Include the line containing "return np.interp(v, yticks, np.arange(len(yticks)))" and all lines before it, repeated exactly from the listing below, without pictures.

Plotting code records
--- start ---

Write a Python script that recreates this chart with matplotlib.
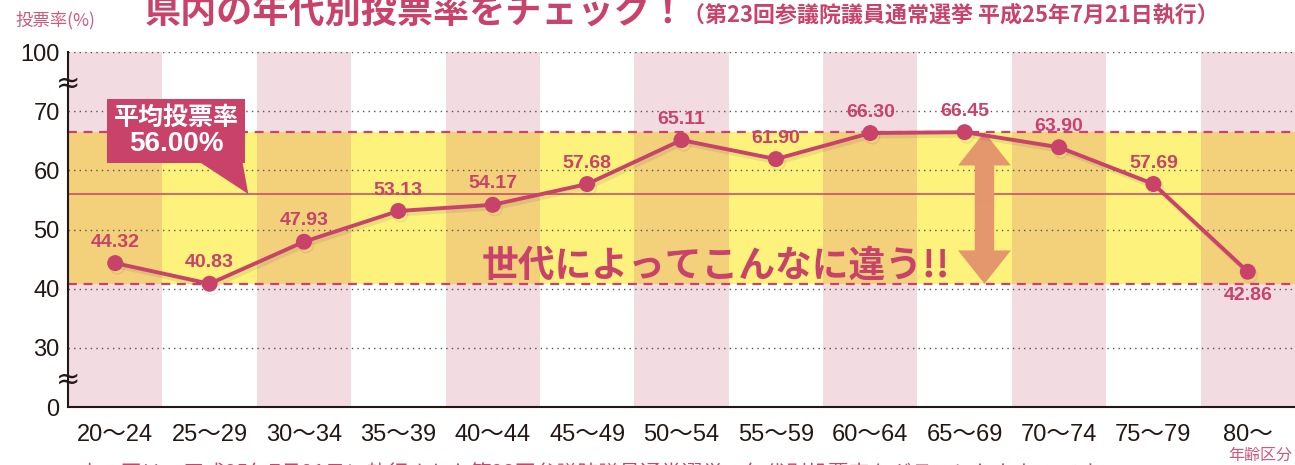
import numpy as np
import matplotlib.pyplot as plt
from matplotlib import patheffects as pe
from matplotlib.patches import FancyArrowPatch
from matplotlib.offsetbox import TextArea, VPacker, AnnotationBbox

plt.rcParams['font.family'] = ['Liberation Sans', 'Noto Sans CJK JP']

# data
ages = ['20〜24', '25〜29', '30〜34', '35〜39', '40〜44', '45〜49', '50〜54',
        '55〜59', '60〜64', '65〜69', '70〜74', '75〜79', '80〜']
turnout = [44.32, 40.83, 47.93, 53.13, 54.17, 57.68, 65.11,
           61.90, 66.30, 66.45, 63.90, 57.69, 42.86]
average = 56.00
yticks = [0, 30, 40, 50, 60, 70, 100]

MAG = '#c8426a'
PINK = '#f3dbe2'
YEL = '#fdf37c'
ORG = '#f3d07a'
INK = '#231815'


# broken y axis: each tick gets the same height
def fwd(v):
    return np.interp(v, yticks, np.arange(len(yticks)))


def inv(p):
    return np.interp(p, np.arange(len(yticks)), yticks)


fig = plt.figure(figsize=(12.95, 4.65), dpi=100)
ax = fig.add_axes([68 / 1295, 1 - 407 / 465, 1 - 68 / 1295, (407 - 52) / 465])
ax.set_yscale('function', functions=(fwd, inv))

x = np.arange(len(ages))
lo, hi = min(turnout), max(turnout)

# stripes
stripe = [PINK if i % 2 == 0 else 'white' for i in x]
band = [ORG if i % 2 == 0 else YEL for i in x]
ax.bar(x, 100, width=1.0, color=stripe, zorder=0.5)
ax.bar(x, hi - lo, bottom=lo, width=1.0, color=band, zorder=0.6)

ax.set_xlim(-0.5, len(ages) - 0.5)
ax.set_ylim(0, 100)
ax.set_yticks(yticks)
ax.set_xticks(x, ages)
ax.tick_params(length=0, labelsize=17, colors=INK)
ax.tick_params(axis='y', pad=6)
ax.tick_params(axis='x', pad=12)
ax.set_axisbelow('line')
ax.grid(axis='y', linestyle=(0, (1, 3)), color='#555555', linewidth=1)
for s in ['top', 'right']:
    ax.spines[s].set_visible(False)
for s in ['left', 'bottom']:
    ax.spines[s].set_linewidth(1.5)
    ax.spines[s].set_color(INK)

# band edges and average
for v in (lo, hi):
    ax.axhline(v, color=MAG, linestyle=(0, (4, 3)), linewidth=1.6, zorder=1.7)
ax.axhline(average, color=MAG, linewidth=1.1, zorder=1.7)

# axis break marks
for v in (84, 13.7):
    ax.text(-0.5, v, '≈', ha='center', va='center', fontsize=21, color=INK,
            family='DejaVu Sans', clip_on=False, zorder=6)

# main line
ax.plot(x, turnout, '-o', color=MAG, lw=2.8, markersize=10.5, zorder=3,
        path_effects=[pe.SimpleLineShadow(offset=(1.5, -2.5), shadow_color='#555555', alpha=0.12),
                      pe.Normal()])

for i, v in enumerate(turnout):
    dy = -17 if i == len(turnout) - 1 else 15
    ax.annotate(f'{v:.2f}', (x[i], v), xytext=(0, dy), textcoords='offset points',
                ha='center', va='center', fontsize=14, fontweight='bold',
                color=MAG, zorder=4)

# average callout
t1 = TextArea('平均投票率', textprops=dict(color='white', fontsize=18, fontweight='bold'))
t2 = TextArea(f'{average:.2f}%', textprops=dict(color='white', fontsize=20, fontweight='bold'))
pack = VPacker(children=[t1, t2], align='center', pad=0, sep=1)
ab = AnnotationBbox(pack, (1.41, average), xybox=(0.645, 66.6), xycoords='data',
                    boxcoords='data', frameon=True, pad=0.45,
                    bboxprops=dict(boxstyle='square,pad=0.45', fc=MAG, ec='none'),
                    arrowprops=dict(arrowstyle='wedge,tail_width=1.4,shrink_factor=0.5',
                                    fc=MAG, ec='none', relpos=(0.8, 0.3), patchA=None,
                                    shrinkA=0, shrinkB=0, mutation_scale=20),
                    zorder=5)
ax.add_artist(ab)

# spread arrow between min and max
mid = (lo + hi) / 2
for end in (hi, lo):
    ax.add_patch(FancyArrowPatch((9.21, mid), (9.21, end),
                                 arrowstyle='simple,head_length=24,head_width=38,tail_width=14',
                                 mutation_scale=1, color='#e4966c', lw=0, zorder=2.5,
                                 shrinkA=0, shrinkB=0))

ax.text(6.36, 43.8, '世代によってこんなに違う!!', ha='center', va='center',
        fontsize=26.5, fontweight='bold', color=MAG, zorder=4,
        family=['Noto Sans CJK JP'])

# titles and notes
fig.text(145 / 1295, 1 - 12 / 465, '県内の年代別投票率をチェック！', ha='left', va='center',
         fontsize=26, fontweight='bold', color=MAG, family=['Noto Sans CJK JP'])
fig.text(683 / 1295, 1 - 15 / 465, '（第23回参議院議員通常選挙 平成25年7月21日執行）',
         ha='left', va='center', fontsize=15.8, fontweight='bold', color=MAG,
         family=['Noto Sans CJK JP'])
fig.text(15 / 1295, 1 - 20 / 465, '投票率(%)', ha='left', va='center', fontsize=12.5,
         color='#d0587a', family=['Noto Sans CJK JP'])
fig.text(1292 / 1295, 1 - 455 / 465, '年齢区分', ha='right', va='center', fontsize=11.5,
         color='#d0587a', family=['Noto Sans CJK JP'])
fig.text(80 / 1295, 1 - 475 / 465,
         '上の図は、平成25年7月21日に執行された第23回参議院議員通常選挙の年代別投票率をグラフにしたものです。',
         ha='left', va='center', fontsize=15, color=MAG, family=['Noto Sans CJK JP'])

fig.savefig('out.png', dpi=100)
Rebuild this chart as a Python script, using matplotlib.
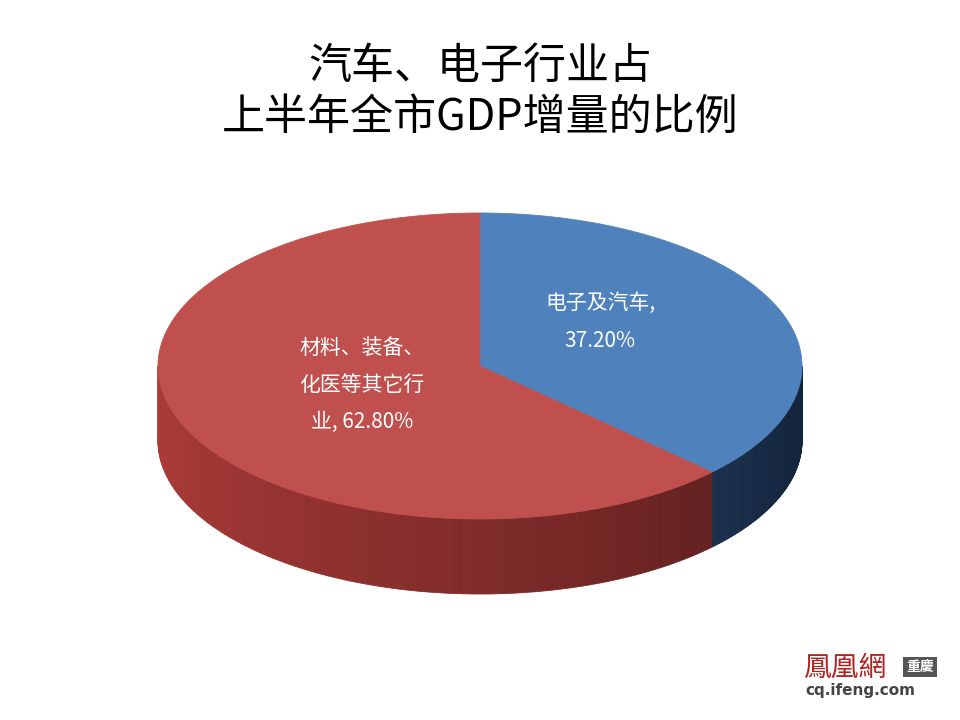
import numpy as np
import matplotlib.pyplot as plt
from matplotlib.patches import Polygon
import matplotlib.colors as mcolors

plt.rcParams['font.family'] = ['Noto Sans CJK SC', 'DejaVu Sans']

categories = ['电子及汽车', '材料、装备、\n化医等其它行\n业']
shares = [37.20, 62.80]
colors_top = ['#4f81bd', '#c0504d']
colors_side = ['#1f3a5e', '#8a2f2d']
title = '汽车、电子行业占\n上半年全市GDP增量的比例'

cx, cy, rx, ry, depth = 480, 366, 322, 153, 75

fig = plt.figure(figsize=(9.6, 7.2), dpi=100)
ax = fig.add_axes([0, 0, 1, 1])
ax.set_xlim(0, 960)
ax.set_ylim(720, 0)
ax.axis('off')

def pt(theta_deg, dy=0):
    t = np.radians(theta_deg)
    return cx + rx * np.cos(t), cy - ry * np.sin(t) + dy

# slice angles, clockwise from 12 o'clock
start = 90.0
bounds = []
for s in shares:
    end = start - s * 3.6
    bounds.append((start, end))
    start = end

# side walls (front half: angles -180..0)
for i, (a0, a1) in enumerate(bounds):
    lo, hi = min(a0, a1), max(a0, a1)
    segs = []
    for off in (0, -360):
        l, h = lo + off, hi + off
        l2, h2 = max(l, -180), min(h, 0)
        if h2 > l2:
            segs.append((l2, h2))
    base = np.array(mcolors.to_rgb(colors_side[i]))
    for l2, h2 in segs:
        angs = np.linspace(l2, h2, 120)
        for a, b in zip(angs[:-1], angs[1:]):
            f = 1.35 - 0.75 * (np.cos(np.radians(a - 200)) * -0.5 + 0.5)
            if i == 1:
                f = 1.25 - 0.75 * ((a + 180) / 180) ** 1.2
            c = np.clip(base * f, 0, 1)
            p = [pt(a), pt(b), pt(b, depth), pt(a, depth)]
            ax.add_patch(Polygon(p, closed=True, fc=c, ec=c, lw=0.6))

# top faces
for i, (a0, a1) in enumerate(bounds):
    angs = np.linspace(a0, a1, 200)
    p = [(cx, cy)] + [pt(a) for a in angs]
    ax.add_patch(Polygon(p, closed=True, fc=colors_top[i], ec=colors_top[i], lw=0.6))

# labels
ax.text(600, 322, f'{categories[0]},\n{shares[0]:.2f}%', color='white', fontsize=15,
        ha='center', va='center', linespacing=1.9)
ax.text(362, 385, f'{categories[1]}, {shares[1]:.2f}%', color='white', fontsize=15,
        ha='center', va='center', linespacing=1.9)

ax.text(480, 92, title, fontsize=31, ha='center', va='center', linespacing=1.2)

# watermark
ax.text(845, 668, '鳳凰網', fontsize=20, color='#b22222', ha='center', va='center',
        family=['Noto Sans CJK TC', 'DejaVu Sans'])
ax.text(920, 667, '重慶', fontsize=10, color='white', ha='center', va='center', fontweight='bold',
        family=['Noto Sans CJK TC', 'DejaVu Sans'],
        bbox=dict(fc='#555555', ec='none', pad=2))
ax.text(860, 691, 'cq.ifeng.com', fontsize=11, color='#444444', ha='center', va='center',
        fontweight='bold', family=['DejaVu Sans'])

fig.savefig('out.png', dpi=100)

--- end ---

Answer for this exercise
Write a Python script that recreates this chart with matplotlib.
import numpy as np
import matplotlib.pyplot as plt
from matplotlib import patheffects as pe
from matplotlib.patches import FancyArrowPatch
from matplotlib.offsetbox import TextArea, VPacker, AnnotationBbox

plt.rcParams['font.family'] = ['Liberation Sans', 'Noto Sans CJK JP']

# data
ages = ['20〜24', '25〜29', '30〜34', '35〜39', '40〜44', '45〜49', '50〜54',
        '55〜59', '60〜64', '65〜69', '70〜74', '75〜79', '80〜']
turnout = [44.32, 40.83, 47.93, 53.13, 54.17, 57.68, 65.11,
           61.90, 66.30, 66.45, 63.90, 57.69, 42.86]
average = 56.00
yticks = [0, 30, 40, 50, 60, 70, 100]

MAG = '#c8426a'
PINK = '#f3dbe2'
YEL = '#fdf37c'
ORG = '#f3d07a'
INK = '#231815'


# broken y axis: each tick gets the same height
def fwd(v):
    return np.interp(v, yticks, np.arange(len(yticks)))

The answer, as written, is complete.